Wallo, which launched globally at Art Basel Miami 2025, calls itself an emotional technology platform built around a surprisingly simple ritual. Each morning, users receive one image featuring Milo, a soft, wordless character who serves as the app’s emotional anchor. From there, they make a single choice: Keep it, Gift it, or Let it Go.
There’s no feed to scroll. No likes to chase. No archive to revisit. Once you make your choice, the moment passes. If you keep the image, it stays private. If you gift it, you send the feeling—not the content—to someone else, with no way to track what happens next. If you let it go, it vanishes permanently.
A Different Kind of Social Platform
The design philosophy behind Wallo deliberately rejects the mechanics that power most social media. Where traditional platforms measure success in screen time and engagement, Wallo tracks something harder to quantify: emotional resonance.

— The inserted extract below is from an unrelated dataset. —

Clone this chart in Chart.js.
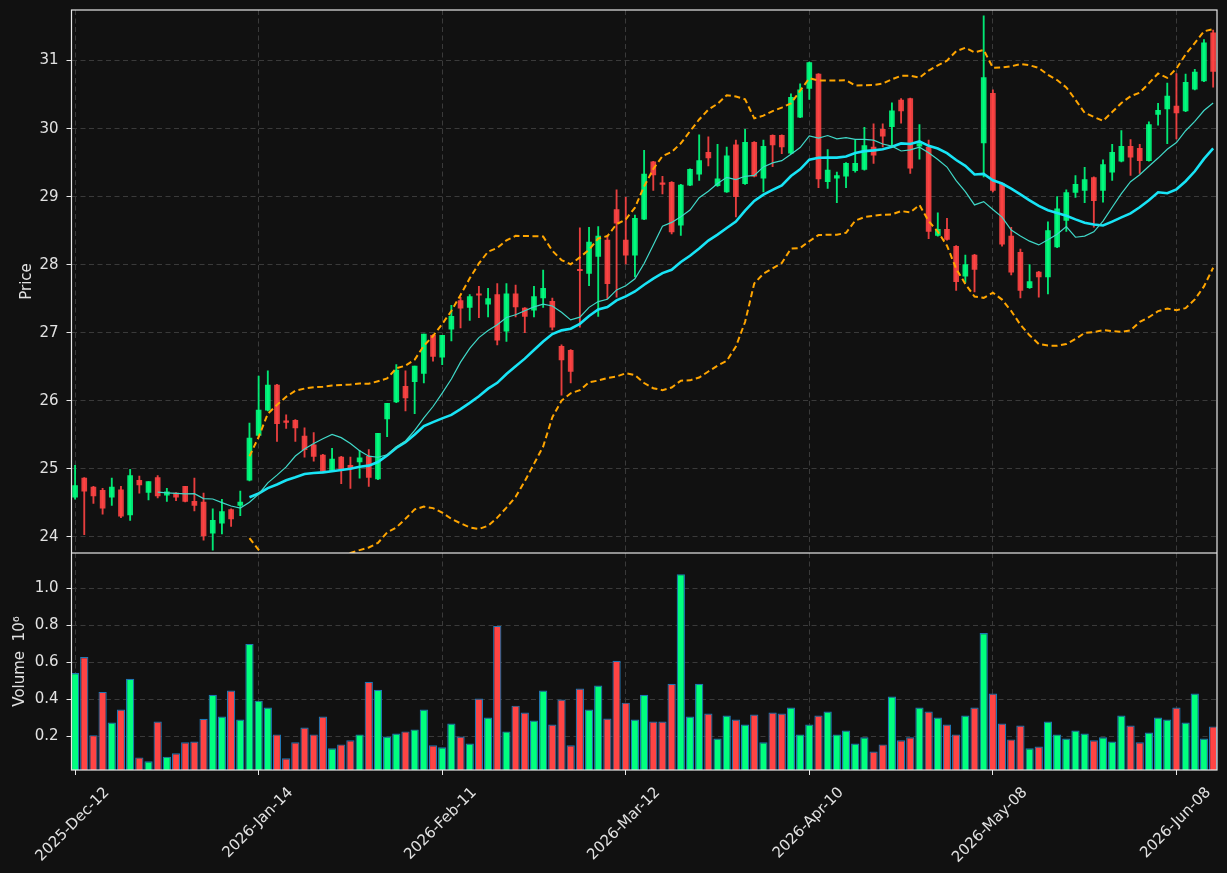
<!DOCTYPE html>
<html>
<head>
<meta charset="utf-8">
<script src="https://cdn.jsdelivr.net/npm/chart.js@4.4.1/dist/chart.umd.min.js"></script>
<style>
  html, body { margin: 0; padding: 0; background: #111111; }
  #wrap { position: relative; width: 1227px; height: 873px; background: #111111; }
  #priceChart { position: absolute; left: 0; top: 0; }
  #volChart { position: absolute; left: 0; top: 553px; }
</style>
</head>
<body>
<div id="wrap">
  <canvas id="priceChart" width="1227" height="553"></canvas>
  <canvas id="volChart" width="1227" height="320"></canvas>
</div>
<script>
// one bar per trading day, x = bar index; a date label every 20 bars
const tickIdx = [0, 20, 40, 60, 80, 100, 120];
const tickLabels = ['2025-Dec-12', '2026-Jan-14', '2026-Feb-11', '2026-Mar-12',
                    '2026-Apr-10', '2026-May-08', '2026-Jun-08'];

const opens = [
  24.58, 24.86, 24.73, 24.68, 24.58, 24.69, 24.32, 24.83, 24.65, 24.87,
  24.61, 24.64, 24.74, 24.52, 24.51, 24.05, 24.20, 24.40, 24.46, 24.83,
  25.49, 25.86, 26.23, 25.70, 25.71, 25.48, 25.35, 25.20, 24.97, 25.17,
  25.05, 25.10, 25.18, 24.85, 25.73, 25.98, 26.21, 26.28, 26.40, 26.96,
  26.64, 27.05, 27.47, 27.37, 27.57, 27.42, 27.56, 27.02, 27.57, 27.36,
  27.33, 27.51, 27.46, 26.80, 26.74, 27.93, 27.87, 28.12, 28.36, 28.81,
  28.36, 28.14, 28.67, 29.51, 29.20, 29.21, 28.58, 29.17, 29.33, 29.65,
  29.16, 29.07, 29.76, 29.19, 29.80, 29.27, 29.90, 29.90, 29.64, 30.17,
  30.59, 30.80, 29.22, 29.27, 29.30, 29.38, 29.40, 29.73, 29.99, 30.03,
  30.42, 30.44, 29.74, 29.73, 28.43, 28.52, 28.27, 27.83, 28.14, 29.79,
  30.52, 29.19, 28.42, 28.18, 27.66, 27.89, 27.82, 28.26, 28.65, 29.06,
  29.09, 29.28, 29.09, 29.36, 29.52, 29.74, 29.71, 29.53, 30.21, 30.29,
  30.33, 30.26, 30.58, 30.70, 31.41
];
const highs = [
  25.05, 24.87, 24.74, 24.71, 24.86, 24.74, 24.99, 24.89, 24.81, 24.90,
  24.71, 24.65, 24.74, 24.86, 24.64, 24.41, 24.55, 24.41, 24.67, 25.67,
  26.36, 26.44, 26.24, 25.79, 25.72, 25.60, 25.53, 25.21, 25.30, 25.18,
  25.17, 25.27, 25.28, 25.52, 25.96, 26.53, 26.44, 26.51, 26.98, 26.97,
  26.96, 27.40, 27.52, 27.56, 27.68, 27.65, 27.72, 27.72, 27.70, 27.37,
  27.68, 27.92, 27.51, 26.82, 26.75, 28.54, 28.55, 28.56, 28.43, 29.10,
  28.99, 28.73, 29.68, 29.52, 29.30, 29.22, 29.18, 29.41, 29.91, 29.88,
  29.77, 29.73, 29.83, 29.99, 29.81, 29.83, 29.91, 29.91, 30.51, 30.66,
  30.98, 30.81, 29.69, 29.36, 29.50, 29.83, 30.02, 30.07, 30.07, 30.38,
  30.44, 30.45, 30.06, 29.83, 28.76, 28.68, 28.28, 28.14, 28.15, 31.66,
  30.57, 29.20, 28.55, 28.23, 28.00, 27.90, 28.63, 29.00, 29.10, 29.31,
  29.43, 29.29, 29.54, 29.77, 29.97, 29.84, 29.77, 30.10, 30.37, 30.67,
  30.81, 30.80, 30.87, 31.31, 31.45
];
const lows = [
  24.55, 24.03, 24.49, 24.33, 24.46, 24.28, 24.24, 24.64, 24.54, 24.57,
  24.52, 24.53, 24.51, 24.38, 23.95, 23.80, 24.04, 24.15, 24.31, 24.82,
  25.48, 25.85, 25.40, 25.59, 25.40, 25.17, 25.11, 24.94, 24.96, 24.78,
  24.71, 24.86, 24.74, 24.84, 25.47, 25.97, 25.85, 25.81, 26.26, 26.58,
  26.53, 26.88, 27.07, 27.18, 27.22, 27.23, 26.82, 26.87, 27.23, 27.00,
  27.23, 27.37, 27.04, 26.08, 26.26, 27.08, 27.69, 27.24, 27.50, 27.52,
  28.01, 27.82, 28.66, 29.09, 29.04, 28.45, 28.43, 29.16, 29.24, 29.45,
  29.15, 29.06, 28.70, 29.18, 29.29, 29.07, 29.44, 29.63, 29.63, 30.16,
  30.43, 29.13, 29.12, 28.91, 29.13, 29.36, 29.39, 29.49, 29.73, 29.73,
  30.08, 29.34, 29.55, 28.38, 28.42, 28.36, 27.62, 27.74, 27.60, 29.29,
  29.07, 28.27, 27.85, 27.51, 27.65, 27.52, 27.57, 28.25, 28.49, 28.99,
  28.91, 28.55, 28.92, 29.24, 29.51, 29.31, 29.34, 29.52, 30.05, 29.78,
  29.85, 30.25, 30.57, 30.69, 30.61
];
const closes = [
  24.75, 24.67, 24.60, 24.42, 24.73, 24.30, 24.90, 24.76, 24.81, 24.60,
  24.66, 24.58, 24.52, 24.46, 24.01, 24.24, 24.37, 24.26, 24.51, 25.45,
  25.86, 26.23, 25.66, 25.68, 25.60, 25.28, 25.18, 24.96, 25.14, 24.97,
  25.00, 25.16, 24.87, 25.52, 25.96, 26.45, 26.04, 26.51, 26.98, 26.65,
  26.96, 27.24, 27.36, 27.53, 27.55, 27.50, 26.89, 27.57, 27.38, 27.24,
  27.53, 27.65, 27.08, 26.60, 26.43, 27.91, 28.33, 28.42, 27.72, 28.61,
  28.14, 28.68, 29.33, 29.32, 29.18, 28.48, 29.17, 29.40, 29.53, 29.57,
  29.26, 29.60, 29.00, 29.80, 29.30, 29.74, 29.76, 29.73, 30.46, 30.57,
  30.97, 29.26, 29.39, 29.31, 29.49, 29.49, 29.75, 29.61, 29.89, 30.26,
  30.26, 29.42, 29.78, 28.49, 28.52, 28.37, 27.75, 28.00, 27.93, 30.75,
  29.09, 28.30, 27.89, 27.62, 27.75, 27.82, 28.50, 28.82, 29.06, 29.18,
  29.25, 28.94, 29.47, 29.65, 29.74, 29.58, 29.53, 30.06, 30.27, 30.48,
  30.23, 30.68, 30.83, 31.26, 30.84
];
// volume in millions
const volumes = [
  0.542, 0.628, 0.207, 0.440, 0.275, 0.345, 0.511, 0.087, 0.066, 0.280,
  0.091, 0.109, 0.168, 0.173, 0.295, 0.425, 0.307, 0.447, 0.291, 0.699,
  0.393, 0.356, 0.211, 0.082, 0.168, 0.248, 0.211, 0.307, 0.136, 0.157,
  0.179, 0.211, 0.495, 0.452, 0.200, 0.216, 0.227, 0.238, 0.345, 0.152,
  0.141, 0.270, 0.200, 0.162, 0.404, 0.302, 0.796, 0.227, 0.366, 0.329,
  0.286, 0.447, 0.264, 0.399, 0.152, 0.458, 0.345, 0.474, 0.297, 0.608,
  0.382, 0.291, 0.425, 0.280, 0.280, 0.484, 1.075, 0.307, 0.484, 0.323,
  0.189, 0.313, 0.291, 0.264, 0.318, 0.168, 0.329, 0.323, 0.356, 0.211,
  0.264, 0.313, 0.334, 0.211, 0.232, 0.162, 0.195, 0.119, 0.157, 0.415,
  0.179, 0.195, 0.356, 0.334, 0.302, 0.264, 0.211, 0.313, 0.356, 0.758,
  0.431, 0.270, 0.184, 0.259, 0.136, 0.146, 0.280, 0.211, 0.189, 0.232,
  0.216, 0.179, 0.195, 0.173, 0.313, 0.259, 0.168, 0.221, 0.302, 0.291,
  0.356, 0.275, 0.431, 0.189, 0.254
];

// moving averages / bollinger bands of the closes (10 and 20 bars, 2 sd)
function sma(arr, n) {
  return arr.map((v, i) => {
    if (i < n - 1) return null;
    let s = 0;
    for (let k = i - n + 1; k <= i; k++) s += arr[k];
    return s / n;
  });
}
function band(arr, n, k) {
  const mid = sma(arr, n);
  return arr.map((v, i) => {
    if (mid[i] === null) return null;
    let ss = 0;
    for (let j = i - n + 1; j <= i; j++) ss += (arr[j] - mid[i]) ** 2;
    return mid[i] + k * Math.sqrt(ss / (n - 1));
  });
}
const ma10 = sma(closes, 10);
const ma20 = sma(closes, 20);
const bbUp = band(closes, 20, 2);
const bbLow = band(closes, 20, -2);

const pts = arr => arr.map((v, i) => ({x: i, y: v}));
const isUp = i => closes[i] >= opens[i];

const UP_CANDLE = 'rgba(0,255,127,0.9)';
const DN_CANDLE = 'rgba(255,68,68,0.9)';
const UP_VOL = '#00ff7f';
const DN_VOL = '#ff4444';
const TXT = '#e2e2e2';
const GRID = '#3a3a3a';
const X_MIN = -0.39, X_MAX = 124.42;

Chart.defaults.font.family = 'DejaVu Sans';
Chart.defaults.font.size = 15;
Chart.defaults.color = TXT;

const spines = {
  id: 'spines',
  afterDraw(chart) {
    const {ctx, chartArea: a} = chart;
    ctx.save();
    ctx.strokeStyle = '#e8e8e8';
    ctx.lineWidth = 1.2;
    ctx.strokeRect(a.left, a.top, a.right - a.left, a.bottom - a.top);
    ctx.restore();
  }
};

// no extra room for half-labels at the ends of the axes
function noPad(s) {
  s.paddingTop = 0; s.paddingBottom = 0; s.paddingLeft = 0; s.paddingRight = 0;
}

function xScale(showLabels) {
  return {
    type: 'linear', min: X_MIN, max: X_MAX, offset: false,
    afterBuildTicks: s => { s.ticks = tickIdx.map(v => ({value: v})); },
    ticks: {
      display: showLabels, autoSkip: false, minRotation: 45, maxRotation: 45,
      labelOffset: 32, padding: 9,
      callback: (v, i) => tickLabels[i]
    },
    grid: {color: GRID, offset: false, drawTicks: showLabels, tickLength: 5,
           tickColor: '#e8e8e8', tickBorderDash: []},
    border: {display: false, dash: [5, 3.5]},
    afterFit: s => { s.height = showLabels ? 103 : 0; noPad(s); }
  };
}

function yScale(min, max, ticks, title, titlePad, fmt) {
  return {
    type: 'linear', min: min, max: max,
    afterBuildTicks: s => { s.ticks = ticks.map(v => ({value: v})); },
    ticks: {padding: 8, color: TXT, callback: fmt},
    grid: {color: GRID, tickLength: 5, tickColor: '#e8e8e8', tickBorderDash: []},
    border: {display: false, dash: [5, 3.5]},
    title: {display: true, text: title, color: TXT, padding: {top: titlePad, bottom: 0}},
    afterFit: s => { s.width = 71.5; noPad(s); }
  };
}

new Chart(document.getElementById('priceChart'), {
  type: 'bar',
  data: {
    datasets: [
      {type: 'line', data: pts(ma10), borderColor: '#40d8c8', borderWidth: 1.2,
       pointRadius: 0, tension: 0, order: 0},
      {type: 'line', data: pts(ma20), borderColor: '#18e4f6', borderWidth: 2.6,
       pointRadius: 0, tension: 0, order: 0},
      {type: 'line', data: pts(bbUp), borderColor: '#ffa500', borderWidth: 2,
       borderDash: [6, 3.5], pointRadius: 0, tension: 0, order: 0},
      {type: 'line', data: pts(bbLow), borderColor: '#ffa500', borderWidth: 2,
       borderDash: [6, 3.5], pointRadius: 0, tension: 0, order: 0},
      {type: 'bar', data: opens.map((o, i) => ({x: i, y: [o, closes[i]]})),
       backgroundColor: c => isUp(c.dataIndex) ? UP_CANDLE : DN_CANDLE,
       barThickness: 5, minBarLength: 1.5, grouped: false, borderWidth: 0, order: 1},
      {type: 'bar', data: lows.map((l, i) => ({x: i, y: [l, highs[i]]})),
       backgroundColor: c => isUp(c.dataIndex) ? UP_CANDLE : DN_CANDLE,
       barThickness: 1.2, grouped: false, borderWidth: 0, order: 2}
    ]
  },
  options: {
    responsive: false, animation: false, devicePixelRatio: 1,
    layout: {padding: {top: 10, right: 10, left: 0, bottom: 0}},
    plugins: {legend: {display: false}, tooltip: {enabled: false}},
    scales: {
      x: xScale(false),
      y: yScale(23.76, 31.744, [24, 25, 26, 27, 28, 29, 30, 31], 'Price', 18, v => String(v))
    }
  },
  plugins: [spines]
});

new Chart(document.getElementById('volChart'), {
  type: 'bar',
  data: {
    datasets: [
      {data: volumes.map((v, i) => ({x: i, y: v})),
       backgroundColor: c => isUp(c.dataIndex) ? UP_VOL : DN_VOL,
       borderColor: '#1f77b4', borderWidth: 1.2, borderSkipped: false,
       barPercentage: 0.9, categoryPercentage: 1.0}
    ]
  },
  options: {
    responsive: false, animation: false, devicePixelRatio: 1,
    layout: {padding: {top: 0, right: 10, left: 0, bottom: 0}},
    plugins: {legend: {display: false}, tooltip: {enabled: false}},
    scales: {
      x: xScale(true),
      y: yScale(0.019, 1.189, [0.2, 0.4, 0.6, 0.8, 1.0], 'Volume  10\u2076', 11, v => v.toFixed(1))
    }
  },
  plugins: [spines]
});
</script>
</body>
</html>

The company describes this approach as “emotional architecture”—technology designed to heal attention rather than exploit it. By limiting interaction to one image per day, Wallo creates scarcity as a form of meaning, not manipulation. The result is what the team calls the world’s largest emotional social experiment—a shared global pause happening in real time across continents.
Milo, the character at the center of every image, has started gaining recognition beyond the app itself. The genderless, silent figure doesn’t speak or explain—it simply exists as a presence users project their own emotions onto. Early adopters in art, psychology, and tech communities have described Milo as a mirror rather than a mascot.
Targeting the Emotionally Intelligent
Wallo’s primary audience is Gen Z and Millennials—specifically those seeking calm and intentionality in their digital lives. The platform appeals to creators, artists, students, and self-described digital minimalists who want meaningful moments rather than another stage to perform on.

Over the next three years, the company plans to expand its ecosystem with physical collectibles and art collaborations, while maintaining its core premise: turning a daily pause into what it hopes will become a global emotional movement.
Whether millions will embrace a platform that refuses to give them more content remains to be seen. But in a digital economy built on overstimulation, Wallo’s experiment with stillness offers a genuinely different proposition—one quiet image at a time.